The implementation requires a definition of a new interface, ComputeManager, which has the following attributes and defines the following methods:

class ComputeManager:
    compute_manager_id: ComputeManagerID
    heartbeat_interval: int
    sleep_interval: int
    client: ComputeManagerClient
    service_settings_template: bytes
    manager_settings: ComputeManagerSettings

    def register(self):
        ...

    def deregister(self):
	...

    def request_instruction(self):
	...

    @abstractmethod
    def create_compute_service(self):
	...

1. register
2. deregister
3. request_instruction
4. create_compute_service (abstract)

The register method communicates to the alchemiscale compute API the unique ID given to the compute manager. If a compute manager with that ID already exists in the statestore, None is returned. The previously registered compute manager must be deregistered either by shutting down the process responsible for creating it or by forcing a deregistration through an HTTP request with the unique ID, as implemented in the deregister method. A successful deregistration through deregister will return the unique compute manager ID, otherwise None is returned.

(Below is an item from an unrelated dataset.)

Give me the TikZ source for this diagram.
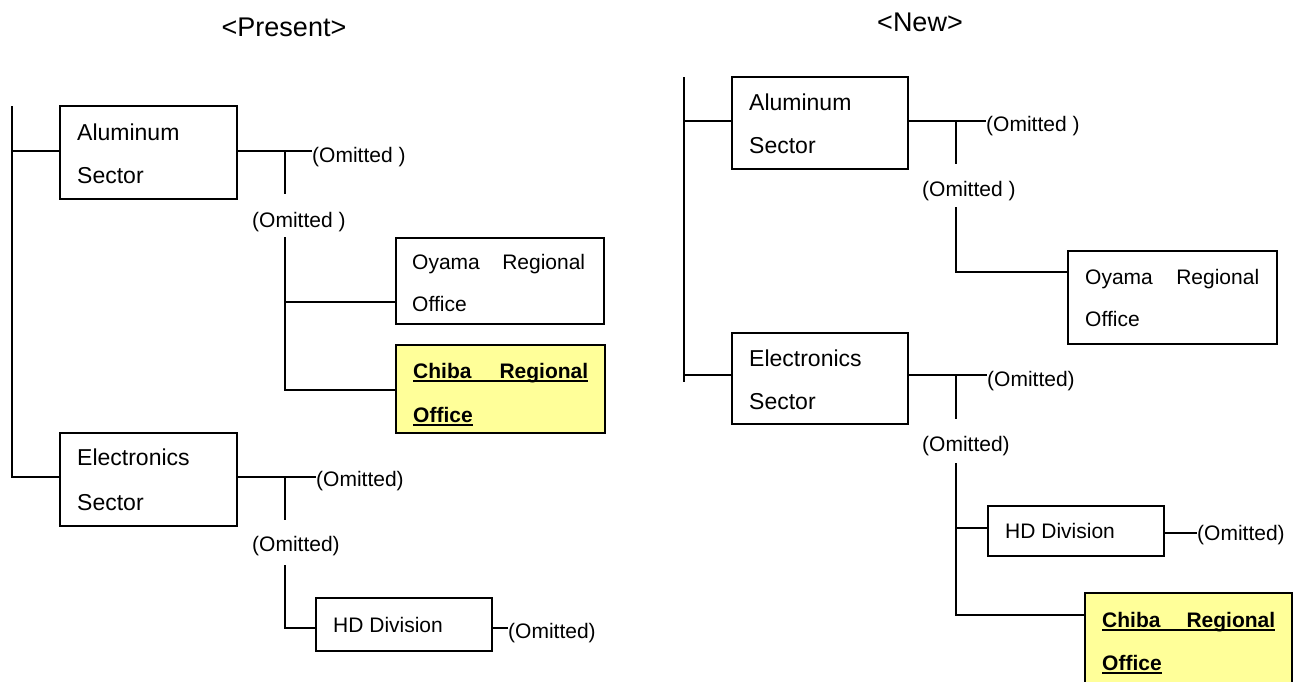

Instructions are requested from the alchemiscale compute API with the request_instruction method. This method returns ComputeManagerInstruction along with a data payload that should be used to inform how to execute the returned instruction.

The protocol for creating compute services must be defined with the create_compute_service method. The implementation of this method is highly dependent on the nature of the computing platform and is not in scope of this document.

Settings must be provided through a the ComputeManagerSettings base model.

class ComputeManagerSettings:
    api_url: str
    name: str
    heartbeat_interval: int
    logfile: Path | None

These settings are also dependent on the compute platform and only a subset of settings are strictly required.

Changes to ComputeServiceRegistration and the compute service register method

ComputeServiceRegistration nodes will need to keep track of the compute managers responsible for their creation. To support this at the statestore level, we need only add another string field, which can optionally store a compute manager name.

Testing and validation

Since this feature defines the interface through which a specific compute manager interacts with the database and creates compute services, the majority of testing is left to those specific implementations.

Risks

Since this feature interacts directly with the allocation of high performance computing resources, implementation errors and deployment misconfigurations manifest as a very real, potentially ballooning financial cost. Communication of these risks and putting appropriate guardrails in place is paramount.